David Rudlin was announced as the winner of the 2014 Wolfson Economics Prize at a special gala dinner in London on Wednesday 3 September 2014. Five finalists competed for the top £250,000 prize. The shortlisted entries, though all very different from each other, provide valuable ideas about how best to deliver a new garden city which is visionary, economically viable and popular.
Details of the finalists and their initial submissions were published on 4 June 2014. The finalists were challenged to refine their submissions in the second round of the competition and were given until 11 August to develop and resubmit their entries, from which the Judges will choose an overall winner. The finalists’ revised submissions are available below and a compendium of the finalist’s Non-Technical Summaries is available here.
David Rudlin of URBED, with Nicholas Falk (also URBED) and input from Jon Rowland (John Rowland Urban Design), Joe Ravetz (Manchester University) and Peter Redman (Managing Director, Policy and Research at TradeRisks Ltd).

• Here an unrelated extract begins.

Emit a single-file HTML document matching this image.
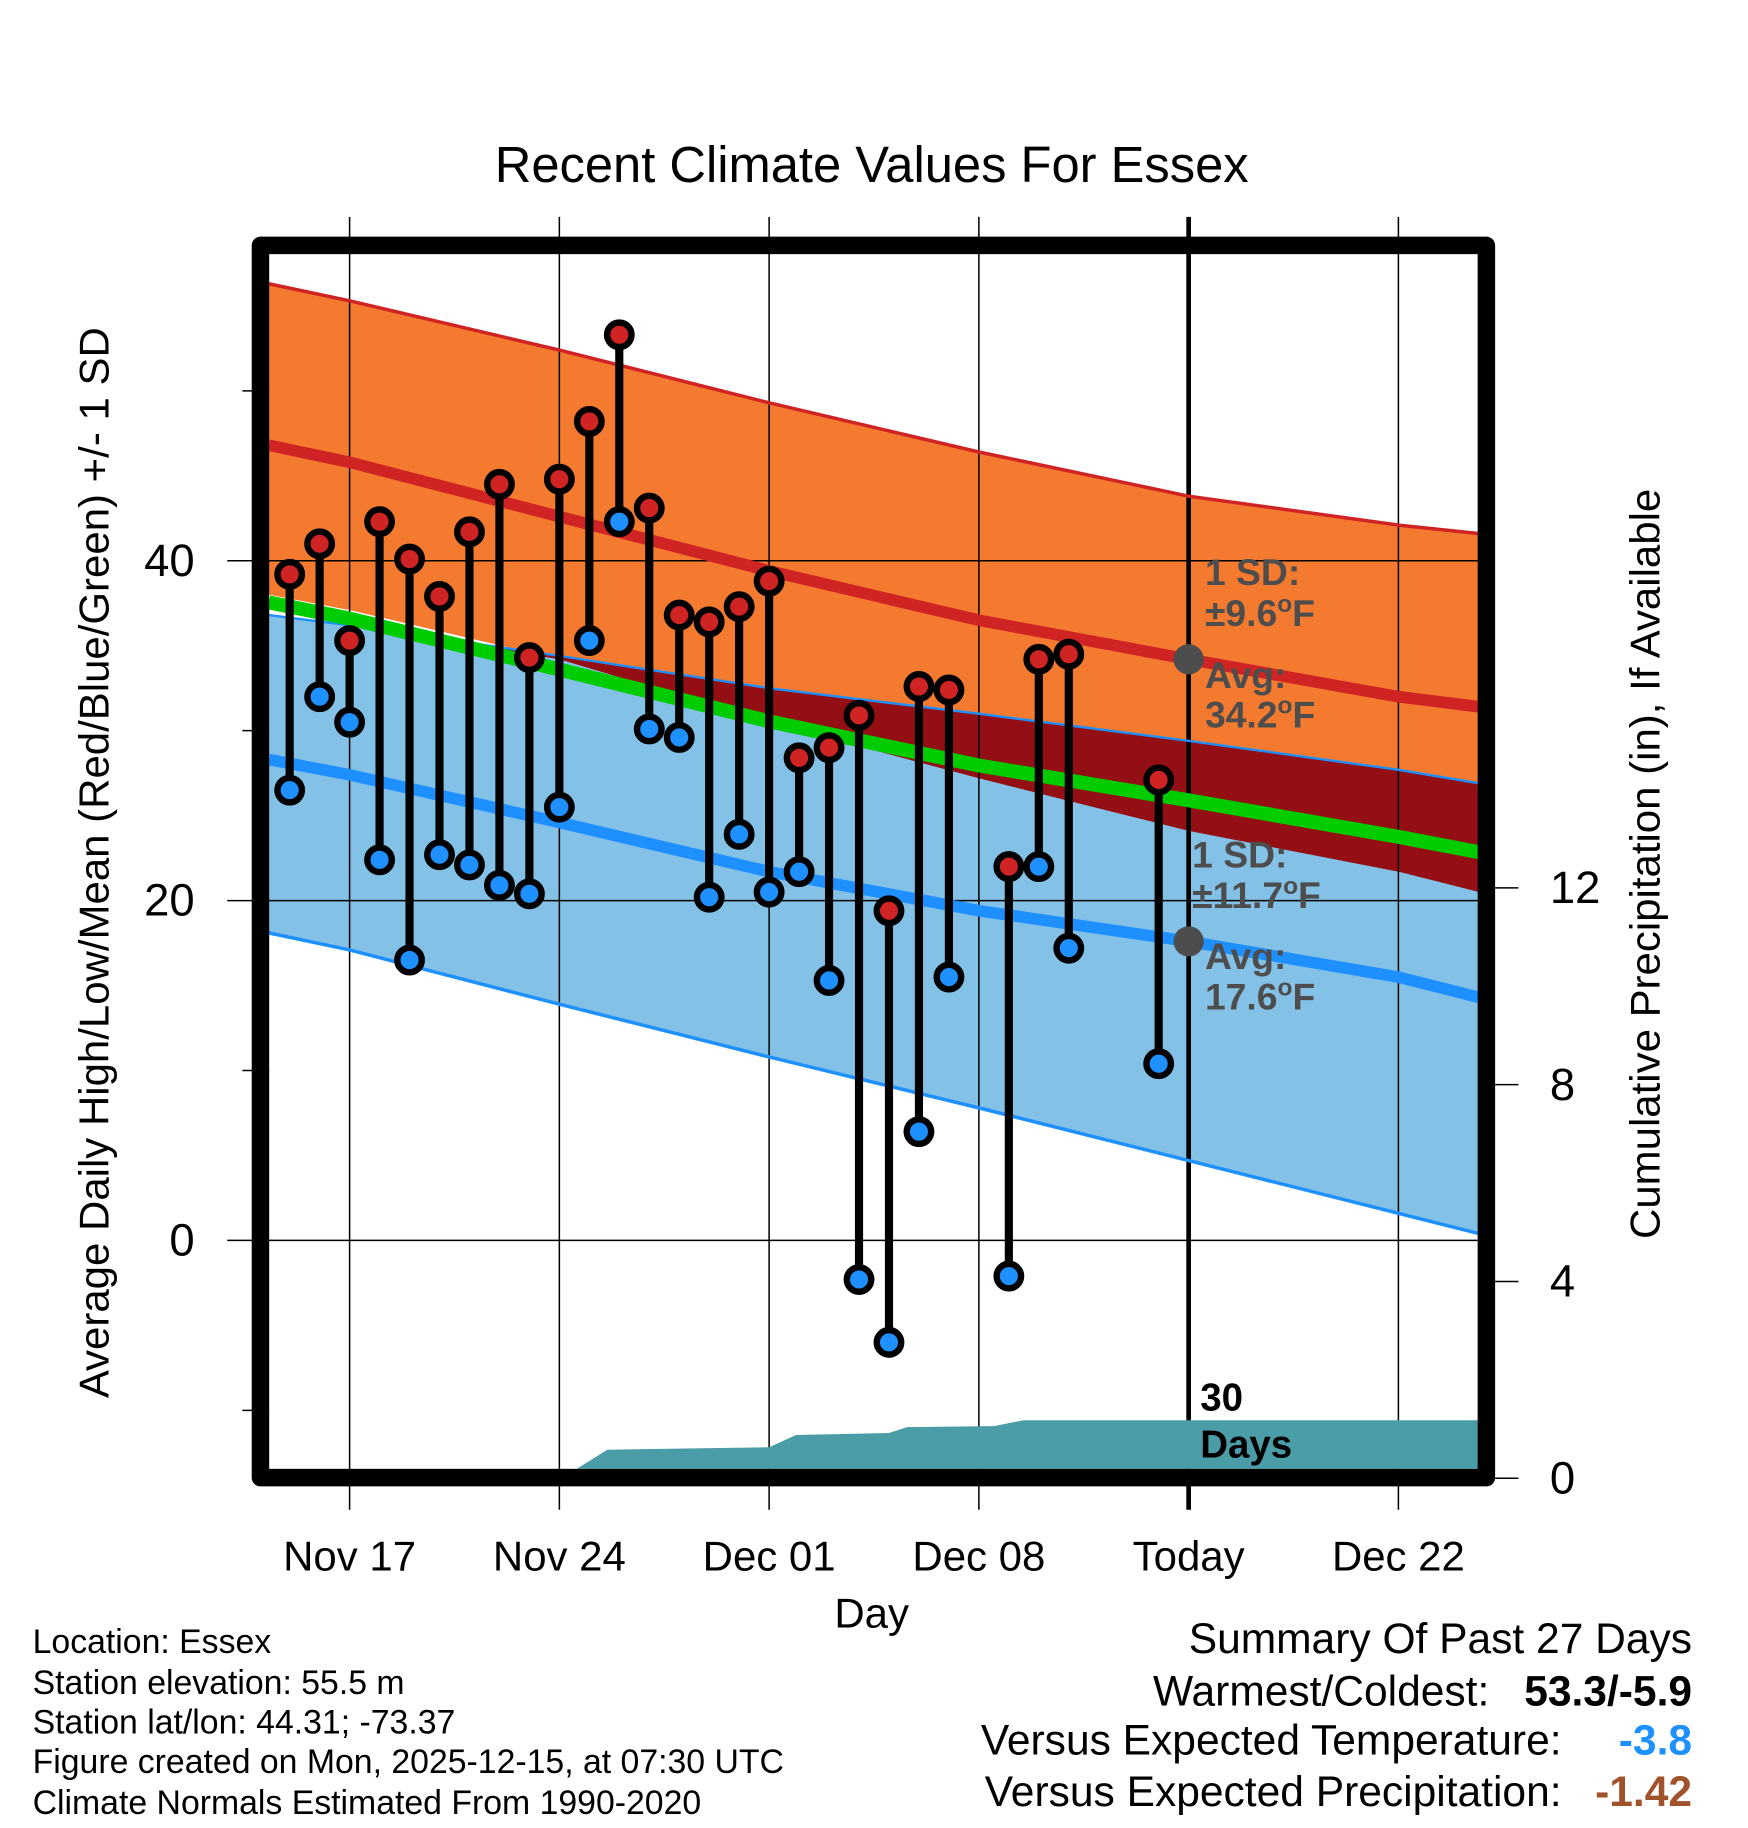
<!DOCTYPE html>
<html><head><meta charset="utf-8">
<style>
html,body{margin:0;padding:0;background:#fff;}
svg{display:block;font-family:"Liberation Sans",Arial,sans-serif;}
</style></head>
<body>
<svg id="chart" width="1748" height="1828" viewBox="0 0 1500 1568" preserveAspectRatio="none" xmlns="http://www.w3.org/2000/svg">
<g id="bands"></g>
<g id="grid"></g>
<g id="precip"></g>
<g id="lines"></g>
<g id="stems"></g>
<g id="ann"></g>
<g id="axes"></g>
<text x="748" y="156" font-size="43.5" text-anchor="middle">Recent Climate Values For Essex</text>
<text transform="translate(93,740) rotate(-90)" font-size="36" text-anchor="middle">Average Daily High/Low/Mean (Red/Blue/Green) +/- 1 SD</text>
<text transform="translate(1424,741) rotate(-90)" font-size="36" text-anchor="middle">Cumulative Precipitation (in), If Available</text>
<text x="748" y="1396" font-size="36" text-anchor="middle">Day</text>
<g font-size="29">
<text x="28" y="1418">Location: Essex</text>
<text x="28" y="1453">Station elevation: 55.5 m</text>
<text x="28" y="1487">Station lat/lon: 44.31; -73.37</text>
<text x="28" y="1521">Figure created on Mon, 2025-12-15, at 07:30 UTC</text>
<text x="28" y="1556">Climate Normals Estimated From 1990-2020</text>
</g>
<g font-size="36.5">
<text x="1452" y="1418" text-anchor="end">Summary Of Past 27 Days</text>
<text x="1278" y="1463" text-anchor="end">Warmest/Coldest:</text>
<text x="1452" y="1463" text-anchor="end" font-weight="bold">53.3/-5.9</text>
<text x="1340" y="1505" text-anchor="end">Versus Expected Temperature:</text>
<text x="1452" y="1505" text-anchor="end" font-weight="bold" fill="#1e90ff">-3.8</text>
<text x="1340" y="1549" text-anchor="end">Versus Expected Precipitation:</text>
<text x="1452" y="1549" text-anchor="end" font-weight="bold" fill="#a0522d">-1.42</text>
</g>
</svg>
<script>
// Normals (days relative to Nov 17)
const normDays = [-2.7, 0, 7, 14, 21, 28, 35, 37.7];
const highMean = [46.8, 45.8, 42.6, 39.4, 36.5, 34.2, 32.0, 31.4];
const highUpper = [56.3, 55.3, 52.4, 49.3, 46.4, 43.8, 42.1, 41.6];
const highLower = [38.0, 37.1, 34.2, 30.5, 27.2, 24.1, 21.7, 20.5];
const lowMean = [28.3, 27.4, 24.6, 21.7, 19.4, 17.6, 15.5, 14.3];
const lowUpper = [36.8, 36.2, 34.4, 32.5, 31.0, 29.4, 27.7, 26.9];
const lowLower = [18.1, 17.1, 13.9, 10.8, 7.8, 4.7, 1.6, 0.4];
// Observations
const obsDays = [-2,-1,0,1,2,3,4,5,6,7,8,9,10,11,12,13,14,15,16,17,18,19,20,22,23,24,27];
const obsHigh = [39.2,41.0,35.3,42.3,40.1,37.9,41.7,44.5,34.3,44.8,48.2,53.3,43.1,36.8,36.4,37.3,38.8,28.4,29.0,30.9,19.4,32.6,32.4,22.0,34.2,34.5,27.1];
const obsLow = [26.5,32.0,30.5,22.4,16.5,22.7,22.1,20.9,20.4,25.5,35.3,42.3,30.1,29.6,20.2,23.9,20.5,21.7,15.3,-2.3,-6.0,6.4,15.5,-2.1,22.0,17.2,10.4];
// Cumulative precipitation (inches)
const precipDays = [-2.7, 1, 3, 7, 7.6, 8.6, 14, 14.9, 18, 18.6, 21.5, 22.5, 37.7];
const precipVals = [0, 0.01, 0.05, 0.07, 0.2, 0.58, 0.63, 0.88, 0.92, 1.04, 1.06, 1.18, 1.18];
const xTickDays = [0, 7, 14, 21, 28, 35];
const xTickLabels = ["Nov 17","Nov 24","Dec 01","Dec 08","Today","Dec 22"];
const yTicks = [0, 20, 40];
const yMinor = [-10, 10, 30, 50];
const y2Ticks = [0, 4, 8, 12];

const NS = "http://www.w3.org/2000/svg";
const X = d => 300 + d * 180 / 7;
const Y = t => 1064 - t * 14.575;
const Y2 = p => 1268 - p * 42.2;
const L = 231, R = 1268, T = 216, B = 1260;
function mk(tag, attrs, parent){const e=document.createElementNS(NS,tag);for(const k in attrs)e.setAttribute(k,attrs[k]);parent.appendChild(e);return e;}
const pts = (days, vals, fy) => days.map((d,i)=>X(d).toFixed(1)+","+fy(vals[i]).toFixed(1));
const g = id => document.getElementById(id);

let e;
e = mk("polygon",{points: pts(normDays,highUpper,Y).concat(pts(normDays,highLower,Y).reverse()).join(" "), fill:"#f47a30"}, g("bands"));
 
e = mk("polygon",{points: pts(normDays,lowUpper,Y).concat(pts(normDays,lowLower,Y).reverse()).join(" "), fill:"#84c1e6"}, g("bands"));
 
const overlapLow = lowUpper.map((v,i)=>Math.min(v, highLower[i]));
e = mk("polygon",{points: pts(normDays,lowUpper,Y).concat(pts(normDays,overlapLow,Y).reverse()).join(" "), fill:"#940f14"}, g("bands"));
 

xTickDays.forEach((d,i)=>{
  const el = mk("line",{x1:X(d),x2:X(d),y1:186,y2:1295,stroke:"#000","stroke-width":i==4?4:1.3}, g("grid"));
   
});
yTicks.forEach(t=>{
  const el = mk("line",{x1:195,x2:R,y1:Y(t),y2:Y(t),stroke:"#000","stroke-width":1.3}, g("grid"));
   
});
yMinor.forEach(t=>{
  const el = mk("line",{x1:208,x2:L,y1:Y(t),y2:Y(t),stroke:"#000","stroke-width":1.3}, g("grid"));
   
});

e = mk("polygon",{points: pts(precipDays,precipVals,Y2).concat([X(37.7)+","+B, X(-2.7)+","+B]).join(" "), fill:"#4a9ca6"}, g("precip"));
 

function pl(vals,color,w,name){const el=mk("polyline",{points:pts(normDays,vals,Y).join(" "),fill:"none",stroke:color,"stroke-width":w},g("lines"));}
pl(highUpper,"#d02323",3,"high-plus-sd-line");
pl(lowUpper,"#1e90ff",2,"low-plus-sd-line");
pl(lowLower,"#1e90ff",3,"low-minus-sd-line");
pl(highMean,"#d02323",10,"mean-high-line");
pl(lowMean,"#1e90ff",10,"mean-low-line");
pl(highMean.map((v,i)=>(v+lowMean[i])/2),"#00cc00",12,"mean-line");

obsDays.forEach((d,i)=>{
  const x=X(d);
  let s=mk("line",{x1:x,x2:x,y1:Y(obsHigh[i]),y2:Y(obsLow[i]),stroke:"#000","stroke-width":7},g("stems"));
   
  let c=mk("circle",{cx:x,cy:Y(obsHigh[i]),r:10.5,fill:"#d02323",stroke:"#000","stroke-width":5.5},g("stems"));
   
  let c2=mk("circle",{cx:x,cy:Y(obsLow[i]),r:10.5,fill:"#1e90ff",stroke:"#000","stroke-width":5.5},g("stems"));
   
});

const ann = g("ann");
e=mk("circle",{cx:X(28),cy:Y(highMean[5]),r:13,fill:"#4d4d4d"},ann);
 
e=mk("circle",{cx:X(28),cy:Y(lowMean[5]),r:13,fill:"#4d4d4d"},ann);
 
ann.insertAdjacentHTML("beforeend",
 '<g font-size="32" font-weight="bold" fill="#4d4d4d">'+
 '<text x="1034" y="502">1 SD:</text>'+
 '<text x="1034" y="537">±9.6<tspan font-size="21" dy="-12">o</tspan><tspan dy="12">F</tspan></text>'+
 '<text x="1034" y="590">Avg:</text>'+
 '<text x="1034" y="624">34.2<tspan font-size="21" dy="-12">o</tspan><tspan dy="12">F</tspan></text>'+
 '<text x="1023" y="744">1 SD:</text>'+
 '<text x="1023" y="779">±11.7<tspan font-size="21" dy="-12">o</tspan><tspan dy="12">F</tspan></text>'+
 '<text x="1034" y="831">Avg:</text>'+
 '<text x="1034" y="866">17.6<tspan font-size="21" dy="-12">o</tspan><tspan dy="12">F</tspan></text>'+
 '</g>'+
 '<g font-size="33" font-weight="bold" fill="#000">'+
 '<text x="1030" y="1210">30</text>'+
 '<text x="1030" y="1250">Days</text></g>');

const ax = g("axes");
e=mk("rect",{x:223.5,y:210.5,width:1052,height:1057,fill:"none",stroke:"#000","stroke-width":15,"stroke-linejoin":"round"},ax);
 
xTickDays.forEach((d,i)=>{
  const t=mk("text",{x:X(d),y:1347,"font-size":36,"text-anchor":"middle"},ax);
  t.textContent=xTickLabels[i];
   
});
yTicks.forEach(v=>{
  const t=mk("text",{x:167,y:Y(v)+13,"font-size":39,"text-anchor":"end"},ax);
  t.textContent=v;
   
});
y2Ticks.forEach(v=>{
  const l=mk("line",{x1:1283,x2:1303,y1:Y2(v),y2:Y2(v),stroke:"#000","stroke-width":1.3},ax);
   
  const t=mk("text",{x:1330,y:Y2(v)+13,"font-size":39},ax);
  t.textContent=v;
   
});
</script>
</body></html>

David Rudlin argues for the near-doubling of existing large towns in line with garden city principles, to provide 86,000 new homes for 150,000 people built over 30-35 years. The entry imagines a fictional town called Uxcester to develop the concept, and applies that concept to Oxford (2011 population: 150,000) as a case study, showing how Oxford could rival the strategy adopted by Cambridge for growth and expansion. David argues that there may be as many as 40 cities in England that could be doubled in size in this way, such as York, Norwich, Stafford and Cheltenham. 20% of new homes would be affordable housing.
DOWNLOAD FINAL ENTRY
Shelter, the leading housing and homelessness charity (in collaboration with architects PRP, with advice from KPMG LLP, Laing O’Rourke plc and Legal & General), led by their Head of Policy Toby Lloyd.
Shelter, the leading housing and homelessness charity proposes a new garden city on the Hoo Peninsula in Medway, Kent. Commencing with a settlement of 15,000 homes (36,000 people – about the size of Letchworth Garden City) built over 15 years, Stoke Harbour would eventually grow into a garden city of 60,000 homes (144,000 people – slightly smaller than Oxford). The entry proposes a new model designed to attract massive private investment into the provision of high quality homes, jobs, services and infrastructure. New polling for Shelter in the submission shows that 55% of people in Medway support a new garden city on the Hoo Peninsula compared to just 33% who oppose. 37.5% of new homes would be affordable housing.